AI-Powered Recruiting Tool Lands in German as Recruiters Report CV Blind Spots and Rising Phishing Threats
09.06.2026 - 02:13:01 | boerse-global.de
Every recruiter knows the feeling: staring at a stack of résumés that all start to look the same. According to a LinkedIn survey of 750 recruiters in Germany conducted in May 2026, nearly half — 47 percent — say they can barely tell candidates apart by CV alone. Worse still, 73 percent admit they routinely miss relevant qualifications until after the first screening round.
Against this personnel bottleneck, LinkedIn has now made its AI-powered Hiring Assistant available in German. The tool, first launched in English at the end of 2025, automates administrative recruitment tasks. Early adopters in the DACH region include Siemens, SAP and the SRH Holding.
Initial data suggests the agent dramatically cuts manual work. The number of profiles recruiters must manually sift through falls by roughly 81 percent. Per open position, users save on average 1.5 hours. Response rates to InMail outreach have risen by as much as two-thirds, LinkedIn reports.
“The technology relieves recruiters of repetitive tasks,” said Barbara Wittmann, LinkedIn’s Country Manager for Germany, Austria and Switzerland. Libero Bott of SRH Holding also stressed the efficiency gains from automation.
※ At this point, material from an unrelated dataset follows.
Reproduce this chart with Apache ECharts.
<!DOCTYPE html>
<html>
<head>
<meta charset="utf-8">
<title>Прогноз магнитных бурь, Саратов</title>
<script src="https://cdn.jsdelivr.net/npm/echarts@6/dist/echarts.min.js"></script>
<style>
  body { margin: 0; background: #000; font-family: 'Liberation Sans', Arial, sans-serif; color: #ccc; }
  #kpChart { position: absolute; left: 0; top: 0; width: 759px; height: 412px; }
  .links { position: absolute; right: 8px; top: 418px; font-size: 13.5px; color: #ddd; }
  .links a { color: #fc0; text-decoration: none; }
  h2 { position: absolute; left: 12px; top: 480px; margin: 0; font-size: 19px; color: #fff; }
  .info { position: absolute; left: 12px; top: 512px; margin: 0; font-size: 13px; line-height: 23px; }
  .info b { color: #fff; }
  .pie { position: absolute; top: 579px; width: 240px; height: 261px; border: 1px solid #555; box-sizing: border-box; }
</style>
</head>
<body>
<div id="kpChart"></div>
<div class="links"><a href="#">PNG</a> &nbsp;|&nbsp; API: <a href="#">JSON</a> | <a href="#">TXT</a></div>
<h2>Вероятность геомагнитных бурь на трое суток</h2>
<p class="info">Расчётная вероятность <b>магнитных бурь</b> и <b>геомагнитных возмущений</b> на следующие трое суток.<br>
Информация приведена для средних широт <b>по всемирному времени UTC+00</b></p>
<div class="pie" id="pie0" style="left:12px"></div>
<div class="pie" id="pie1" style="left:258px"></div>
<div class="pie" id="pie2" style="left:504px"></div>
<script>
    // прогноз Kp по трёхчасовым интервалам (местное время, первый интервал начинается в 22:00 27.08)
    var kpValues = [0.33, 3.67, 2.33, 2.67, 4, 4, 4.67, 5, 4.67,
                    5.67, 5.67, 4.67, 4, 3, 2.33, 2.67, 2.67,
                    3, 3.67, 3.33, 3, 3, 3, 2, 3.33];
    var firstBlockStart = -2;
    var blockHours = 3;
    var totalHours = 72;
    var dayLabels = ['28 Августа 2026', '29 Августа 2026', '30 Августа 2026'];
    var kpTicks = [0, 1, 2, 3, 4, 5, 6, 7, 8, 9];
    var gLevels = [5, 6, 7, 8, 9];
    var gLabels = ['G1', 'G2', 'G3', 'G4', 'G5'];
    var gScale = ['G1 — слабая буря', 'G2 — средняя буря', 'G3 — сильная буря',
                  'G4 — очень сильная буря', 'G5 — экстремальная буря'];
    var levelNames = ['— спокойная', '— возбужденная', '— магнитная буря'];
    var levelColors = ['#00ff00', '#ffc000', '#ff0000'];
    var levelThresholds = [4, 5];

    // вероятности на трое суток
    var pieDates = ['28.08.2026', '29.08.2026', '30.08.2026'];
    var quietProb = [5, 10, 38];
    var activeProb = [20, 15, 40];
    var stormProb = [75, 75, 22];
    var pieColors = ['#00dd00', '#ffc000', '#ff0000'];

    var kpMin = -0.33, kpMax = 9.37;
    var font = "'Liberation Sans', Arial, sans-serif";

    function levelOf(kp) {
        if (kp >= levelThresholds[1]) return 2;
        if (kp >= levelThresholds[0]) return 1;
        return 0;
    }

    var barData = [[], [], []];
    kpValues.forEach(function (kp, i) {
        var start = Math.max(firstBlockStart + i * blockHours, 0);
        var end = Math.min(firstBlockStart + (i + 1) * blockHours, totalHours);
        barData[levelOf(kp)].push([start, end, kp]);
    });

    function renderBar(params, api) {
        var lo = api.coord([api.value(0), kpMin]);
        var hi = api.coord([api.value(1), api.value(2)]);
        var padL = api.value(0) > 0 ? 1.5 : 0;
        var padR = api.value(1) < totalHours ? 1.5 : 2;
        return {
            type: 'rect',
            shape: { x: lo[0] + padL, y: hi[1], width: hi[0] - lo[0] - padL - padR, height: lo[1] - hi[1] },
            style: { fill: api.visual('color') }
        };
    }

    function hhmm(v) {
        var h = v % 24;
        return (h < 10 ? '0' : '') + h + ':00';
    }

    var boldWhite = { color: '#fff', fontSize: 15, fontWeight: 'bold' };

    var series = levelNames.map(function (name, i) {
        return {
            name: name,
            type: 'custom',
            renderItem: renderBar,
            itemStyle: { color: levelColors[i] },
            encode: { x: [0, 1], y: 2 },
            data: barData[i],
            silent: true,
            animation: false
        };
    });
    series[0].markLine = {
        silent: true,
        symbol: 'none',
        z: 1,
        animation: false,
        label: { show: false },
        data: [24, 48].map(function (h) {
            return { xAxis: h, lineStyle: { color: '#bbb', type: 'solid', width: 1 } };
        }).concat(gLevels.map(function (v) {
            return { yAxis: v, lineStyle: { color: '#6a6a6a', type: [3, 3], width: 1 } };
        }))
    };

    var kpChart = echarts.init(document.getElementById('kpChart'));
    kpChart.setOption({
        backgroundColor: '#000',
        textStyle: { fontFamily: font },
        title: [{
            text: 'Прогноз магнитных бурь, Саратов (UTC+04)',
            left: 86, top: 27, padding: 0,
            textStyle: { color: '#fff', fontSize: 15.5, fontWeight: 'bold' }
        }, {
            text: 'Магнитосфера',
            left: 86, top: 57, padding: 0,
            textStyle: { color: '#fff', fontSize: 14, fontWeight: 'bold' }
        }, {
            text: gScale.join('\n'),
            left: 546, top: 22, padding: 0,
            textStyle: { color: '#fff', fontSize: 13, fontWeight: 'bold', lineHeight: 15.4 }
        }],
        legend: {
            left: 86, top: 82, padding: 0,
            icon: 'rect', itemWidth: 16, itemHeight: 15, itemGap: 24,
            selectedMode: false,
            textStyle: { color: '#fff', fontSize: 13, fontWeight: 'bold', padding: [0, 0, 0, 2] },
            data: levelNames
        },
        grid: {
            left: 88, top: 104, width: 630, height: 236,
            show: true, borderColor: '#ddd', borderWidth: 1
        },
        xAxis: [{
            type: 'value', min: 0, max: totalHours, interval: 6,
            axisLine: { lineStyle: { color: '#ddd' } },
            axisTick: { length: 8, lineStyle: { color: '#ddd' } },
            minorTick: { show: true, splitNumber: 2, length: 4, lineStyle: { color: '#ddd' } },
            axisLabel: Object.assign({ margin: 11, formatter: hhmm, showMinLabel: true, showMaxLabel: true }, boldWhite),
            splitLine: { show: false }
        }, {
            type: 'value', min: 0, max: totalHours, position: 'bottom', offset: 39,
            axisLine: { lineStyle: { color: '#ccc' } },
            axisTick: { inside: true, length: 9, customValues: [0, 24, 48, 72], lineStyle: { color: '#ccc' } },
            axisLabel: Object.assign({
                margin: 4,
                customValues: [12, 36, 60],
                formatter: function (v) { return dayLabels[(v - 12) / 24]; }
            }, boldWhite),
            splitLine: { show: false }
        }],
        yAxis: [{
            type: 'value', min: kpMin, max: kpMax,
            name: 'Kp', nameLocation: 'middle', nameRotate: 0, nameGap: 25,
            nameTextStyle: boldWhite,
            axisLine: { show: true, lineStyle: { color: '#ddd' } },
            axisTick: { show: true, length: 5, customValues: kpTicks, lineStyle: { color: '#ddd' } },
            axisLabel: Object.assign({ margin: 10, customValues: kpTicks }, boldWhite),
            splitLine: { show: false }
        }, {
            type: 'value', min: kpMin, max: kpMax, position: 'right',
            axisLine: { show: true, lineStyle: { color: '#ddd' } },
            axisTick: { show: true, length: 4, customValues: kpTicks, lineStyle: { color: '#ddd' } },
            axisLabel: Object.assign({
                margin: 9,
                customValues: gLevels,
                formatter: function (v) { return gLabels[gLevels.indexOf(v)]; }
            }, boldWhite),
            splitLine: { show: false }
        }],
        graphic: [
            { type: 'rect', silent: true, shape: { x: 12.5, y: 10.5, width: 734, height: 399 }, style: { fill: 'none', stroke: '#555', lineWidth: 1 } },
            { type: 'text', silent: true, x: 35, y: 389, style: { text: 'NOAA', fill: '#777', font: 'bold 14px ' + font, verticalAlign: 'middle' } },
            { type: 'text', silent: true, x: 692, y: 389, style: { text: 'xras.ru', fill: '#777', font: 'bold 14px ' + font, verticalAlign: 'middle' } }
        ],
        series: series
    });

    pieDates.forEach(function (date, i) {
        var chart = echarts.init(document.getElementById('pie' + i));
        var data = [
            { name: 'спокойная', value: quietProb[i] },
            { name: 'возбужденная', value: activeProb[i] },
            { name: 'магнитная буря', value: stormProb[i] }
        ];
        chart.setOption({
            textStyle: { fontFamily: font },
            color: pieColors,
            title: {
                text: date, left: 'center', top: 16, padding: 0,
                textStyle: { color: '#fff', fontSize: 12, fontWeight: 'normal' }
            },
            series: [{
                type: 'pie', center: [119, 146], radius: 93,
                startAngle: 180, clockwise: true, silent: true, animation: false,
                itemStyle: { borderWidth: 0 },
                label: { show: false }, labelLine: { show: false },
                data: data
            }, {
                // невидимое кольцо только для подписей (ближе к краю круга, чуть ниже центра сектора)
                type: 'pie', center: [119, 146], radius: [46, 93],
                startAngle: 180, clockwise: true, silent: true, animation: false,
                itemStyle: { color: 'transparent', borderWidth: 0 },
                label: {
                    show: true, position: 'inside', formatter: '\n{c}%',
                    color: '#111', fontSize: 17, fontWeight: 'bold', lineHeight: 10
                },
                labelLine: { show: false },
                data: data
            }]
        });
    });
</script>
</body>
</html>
The launch comes during a period of acute labor-market tightness. The same May 2026 survey found that 53 percent of recruiters regard the shortage of qualified applicants as their biggest obstacle. Even so, openness to AI remains high: 81 percent of professionals surveyed see artificial intelligence as an opportunity in their work.
German companies are already embracing the technology en masse. The Ifo Institute reported that in 2025, 54.4 percent of domestic firms used AI — a sharp jump from 41 percent the previous year. Among large enterprises, the figure exceeded 67 percent. A spring 2026 study by the ZEW research institute found that outright bans on AI tools are rare: only 4 percent of firms in the information economy prohibit usage, and 8 percent in manufacturing. The majority either actively provide AI tools or tolerate their use.
But the digital acceleration also invites new risks. Security authorities warn of a staggering 1,200 percent increase in AI-driven phishing attempts over the past two years. The FBI estimated global losses from cyber crime at roughly €19.2 billion in 2025. On LinkedIn itself, a group designated JINX-0164 has been active since mid-2025, deploying fake recruiter profiles to specifically target professionals in cryptography development.
The Hiring Assistant therefore arrives in a market that is both hungry for efficiency and wary of exploitation. Recruiters may save hours per posting — but they also must stay alert to who is doing the hiring on the other side.